With the start of the school year, I'm getting back into the rhythm of working on my MARC project again. I have just finished setting my SMART goals for the month of September. This month, I hope to reach out to my mentor to reconnect with her after the summer, and I hope to make a plan for learning how to use R. I have some online courses and tutorials saved, as well as a few classmates who have some experience with R. With all of these resources, I think that by the end of the month, it is feasible for me to have a plan for learning R and for me to have a plan for how I will specifically analyze the data in at least one of the databases. Senior year is off to a great start and I'm so excited for MARC this year!
In the last several weeks, I've honed in on my research question and hypothesis, as well as my specific aims for the project. I've also looked through some tutorials on R. But most notably, I finished my poster and video for the MARC end of year presentation (poster here). I also got to see what my classmates have been doing in the last semester, and I'm so excited for everyone's projects.

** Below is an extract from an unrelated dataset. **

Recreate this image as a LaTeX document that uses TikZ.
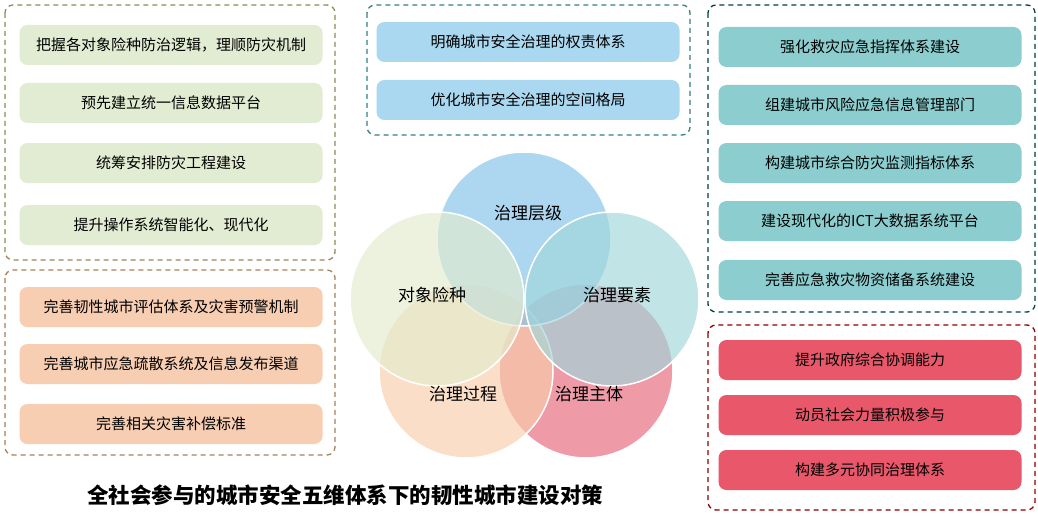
\documentclass[tikz,border=0pt]{standalone}
\usepackage{fontspec}
\setmainfont{Noto Sans CJK SC}
\definecolor{cG}{RGB}{226,236,211}
\definecolor{cO}{RGB}{248,206,178}
\definecolor{cB}{RGB}{170,216,240}
\definecolor{cT}{RGB}{140,206,208}
\definecolor{cR}{RGB}{232,88,106}
\definecolor{kR}{RGB}{230,100,120}
\definecolor{kO}{RGB}{248,205,170}
\definecolor{kB}{RGB}{130,195,235}
\definecolor{kG}{RGB}{228,236,205}
\definecolor{kT}{RGB}{160,215,218}
\begin{document}
\begin{tikzpicture}[x=1pt,y=-1pt,
  grp/.style={draw=#1,line width=1.3pt,rounded corners=8pt,dash pattern=on 5pt off 4pt},
  bx/.style={fill=#1,rounded corners=8pt,minimum width=303pt,minimum height=40pt,font=\fontsize{15}{17}\selectfont,inner sep=0pt},
  circ/.style={circle,minimum size=174pt,fill=#1,fill opacity=0.65,draw=white,line width=1.5pt,text opacity=1},
  clab/.style={font=\fontsize{17}{19}\selectfont}]
\useasboundingbox (0,0) rectangle (1038,516);
\fill[white] (0,0) rectangle (1038,516);
% groups
\draw[grp=gray!60!olive] (5,5) rectangle (335,260);
\draw[grp=brown!60!gray] (5,270) rectangle (335,455);
\draw[grp=teal!60!gray] (367,5) rectangle (690,135);
\draw[grp=teal!50!black] (708,5) rectangle (1035,312);
\draw[grp=red!55!black] (708,325) rectangle (1035,510);
% left green
\node[bx=cG] (g1) at (171,45) {把握各对象险种防治逻辑，理顺防灾机制};
\node[bx=cG] (g2) at (171,103) {预先建立统一信息数据平台};
\node[bx=cG] (g3) at (171,163) {统筹安排防灾工程建设};
\node[bx=cG] (g4) at (171,225) {提升操作系统智能化、现代化};
% left orange
\node[bx=cO] (o1) at (171,307) {完善韧性城市评估体系及灾害预警机制};
\node[bx=cO] (o2) at (171,364) {完善城市应急疏散系统及信息发布渠道};
\node[bx=cO] (o3) at (171,424) {完善相关灾害补偿标准};
% middle blue
\node[bx=cB] (b1) at (528,42) {明确城市安全治理的权责体系};
\node[bx=cB] (b2) at (528,100) {优化城市安全治理的空间格局};
% right teal
\node[bx=cT] (t1) at (870,47) {强化救灾应急指挥体系建设};
\node[bx=cT] (t2) at (870,105) {组建城市风险应急信息管理部门};
\node[bx=cT] (t3) at (870,163) {构建城市综合防灾监测指标体系};
\node[bx=cT] (t4) at (870,221) {建设现代化的ICT大数据系统平台};
\node[bx=cT] (t5) at (870,280) {完善应急救灾物资储备系统建设};
% right red
\node[bx=cR] (r1) at (870,360) {提升政府综合协调能力};
\node[bx=cR] (r2) at (870,415) {动员社会力量积极参与};
\node[bx=cR] (r3) at (870,470) {构建多元协同治理体系};
% circles
\node[circ=kR] (cr) at (586,371) {};
\node[circ=kO] (co) at (466,371) {};
\node[circ=kB] (cb) at (524,239) {};
\node[circ=kG] (cg) at (437,299) {};
\node[circ=kT] (ct) at (612,299) {};
\node[clab] (lb) at (528,213) {治理层级};
\node[clab] (lg) at (432,295) {对象险种};
\node[clab] (lt) at (617,295) {治理要素};
\node[clab] (lo) at (463,394) {治理过程};
\node[clab] (lr) at (589,394) {治理主体};
% title
\node[font=\fontsize{21.5}{23}\selectfont\bfseries] (title) at (345,495) {全社会参与的城市安全五维体系下的韧性城市建设对策};
\end{tikzpicture}
\end{document}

Over the last quarter, my project has come a long way. I decided to focus my project on house conditions and they effect they have on malaria cases, and Dr. Conrad sent me several databases to use. I'm so excited to continue working on my project over the summer and next year. My biggest goals for the summer are to become proficient with R and to keep a dialogue open with Dr. Conrad so that I can jump right back in to my project when Senior year begins.
On another note, a huge thank you goes to Stori. Your patience and guidance over the past three years has been incredible. You've offered your time, your support, and your expertise, and you've been such an important part of my experience at MA. I will miss you next year, but I'm so excited to see what you do next! Wishing you the best of luck.
In the past week, I've spent a lot of time working with R. After a lot of research, I figured out how to read the .dta files that my mentor sent me into R . I also started looking at the Excel spreadsheets that Stori was able to format for me. I'm continuing to think about a research question, and I'll be looking more closely at how I can use R to look for correlations in the data. I also spent time working on my proposal and started on my poster for the poster showcase at the end of the year. In the next week, I will continue working on my poster and proposal, and I'll keep learning about R to hopefully become more proficient in using it.
This week, I met with my mentor to go over the specifics of what I'll be researching for the next year. She gave me more information about what data she could help me access, and we decided that the best way to move forward is for me to look at data regarding wealth, house structure/type, and profession. She sent me the databases that I will be using, and in the next couple of weeks, I will start to look over the data preliminarily. I will also need to learn how to use R for data processing, and I plan on looking for online resources to help me. I also continued to work on my project proposal.